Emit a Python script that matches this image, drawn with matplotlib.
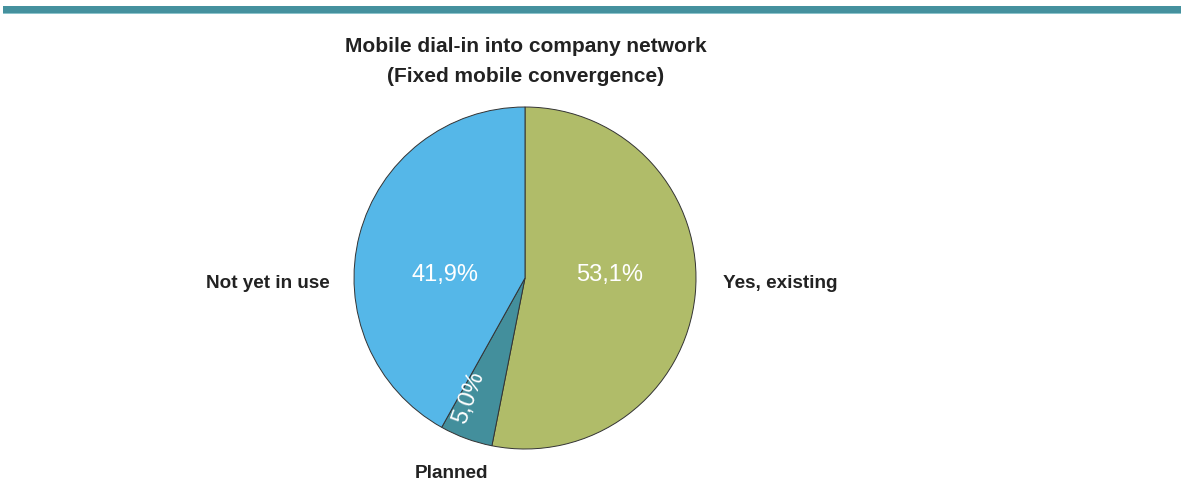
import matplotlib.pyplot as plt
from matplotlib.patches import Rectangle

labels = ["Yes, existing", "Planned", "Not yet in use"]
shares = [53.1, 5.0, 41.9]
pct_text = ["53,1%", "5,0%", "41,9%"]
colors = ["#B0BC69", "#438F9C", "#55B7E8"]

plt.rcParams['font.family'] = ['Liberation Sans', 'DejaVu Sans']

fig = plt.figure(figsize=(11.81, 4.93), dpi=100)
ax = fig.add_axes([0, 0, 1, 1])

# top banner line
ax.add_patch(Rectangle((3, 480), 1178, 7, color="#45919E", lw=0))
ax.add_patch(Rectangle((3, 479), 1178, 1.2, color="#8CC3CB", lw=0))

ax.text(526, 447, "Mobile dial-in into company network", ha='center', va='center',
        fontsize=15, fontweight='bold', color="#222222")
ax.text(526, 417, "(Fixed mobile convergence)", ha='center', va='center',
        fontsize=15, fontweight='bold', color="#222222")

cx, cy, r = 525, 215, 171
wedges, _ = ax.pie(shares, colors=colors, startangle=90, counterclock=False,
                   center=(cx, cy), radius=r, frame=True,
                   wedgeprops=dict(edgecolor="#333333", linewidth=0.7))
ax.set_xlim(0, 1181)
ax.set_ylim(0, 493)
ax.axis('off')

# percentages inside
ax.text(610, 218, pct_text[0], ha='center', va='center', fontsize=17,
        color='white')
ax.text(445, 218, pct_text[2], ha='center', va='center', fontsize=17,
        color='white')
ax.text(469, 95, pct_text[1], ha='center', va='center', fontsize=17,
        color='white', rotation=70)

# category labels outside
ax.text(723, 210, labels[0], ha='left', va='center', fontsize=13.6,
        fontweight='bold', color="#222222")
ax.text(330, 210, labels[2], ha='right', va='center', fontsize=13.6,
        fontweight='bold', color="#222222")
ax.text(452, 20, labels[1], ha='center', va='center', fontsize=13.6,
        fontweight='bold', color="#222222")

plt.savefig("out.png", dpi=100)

★ ★ ★ ★ ★

● Problem statement
Write out the material above once more, exactly as it reads, with no pictures.

● Completed task
Emit a Python script that matches this image, drawn with matplotlib.
import matplotlib.pyplot as plt
from matplotlib.patches import Rectangle

labels = ["Yes, existing", "Planned", "Not yet in use"]
shares = [53.1, 5.0, 41.9]
pct_text = ["53,1%", "5,0%", "41,9%"]
colors = ["#B0BC69", "#438F9C", "#55B7E8"]

plt.rcParams['font.family'] = ['Liberation Sans', 'DejaVu Sans']

fig = plt.figure(figsize=(11.81, 4.93), dpi=100)
ax = fig.add_axes([0, 0, 1, 1])

# top banner line
ax.add_patch(Rectangle((3, 480), 1178, 7, color="#45919E", lw=0))
ax.add_patch(Rectangle((3, 479), 1178, 1.2, color="#8CC3CB", lw=0))

ax.text(526, 447, "Mobile dial-in into company network", ha='center', va='center',
        fontsize=15, fontweight='bold', color="#222222")
ax.text(526, 417, "(Fixed mobile convergence)", ha='center', va='center',
        fontsize=15, fontweight='bold', color="#222222")

cx, cy, r = 525, 215, 171
wedges, _ = ax.pie(shares, colors=colors, startangle=90, counterclock=False,
                   center=(cx, cy), radius=r, frame=True,
                   wedgeprops=dict(edgecolor="#333333", linewidth=0.7))
ax.set_xlim(0, 1181)
ax.set_ylim(0, 493)
ax.axis('off')

# percentages inside
ax.text(610, 218, pct_text[0], ha='center', va='center', fontsize=17,
        color='white')
ax.text(445, 218, pct_text[2], ha='center', va='center', fontsize=17,
        color='white')
ax.text(469, 95, pct_text[1], ha='center', va='center', fontsize=17,
        color='white', rotation=70)

# category labels outside
ax.text(723, 210, labels[0], ha='left', va='center', fontsize=13.6,
        fontweight='bold', color="#222222")
ax.text(330, 210, labels[2], ha='right', va='center', fontsize=13.6,
        fontweight='bold', color="#222222")
ax.text(452, 20, labels[1], ha='center', va='center', fontsize=13.6,
        fontweight='bold', color="#222222")

plt.savefig("out.png", dpi=100)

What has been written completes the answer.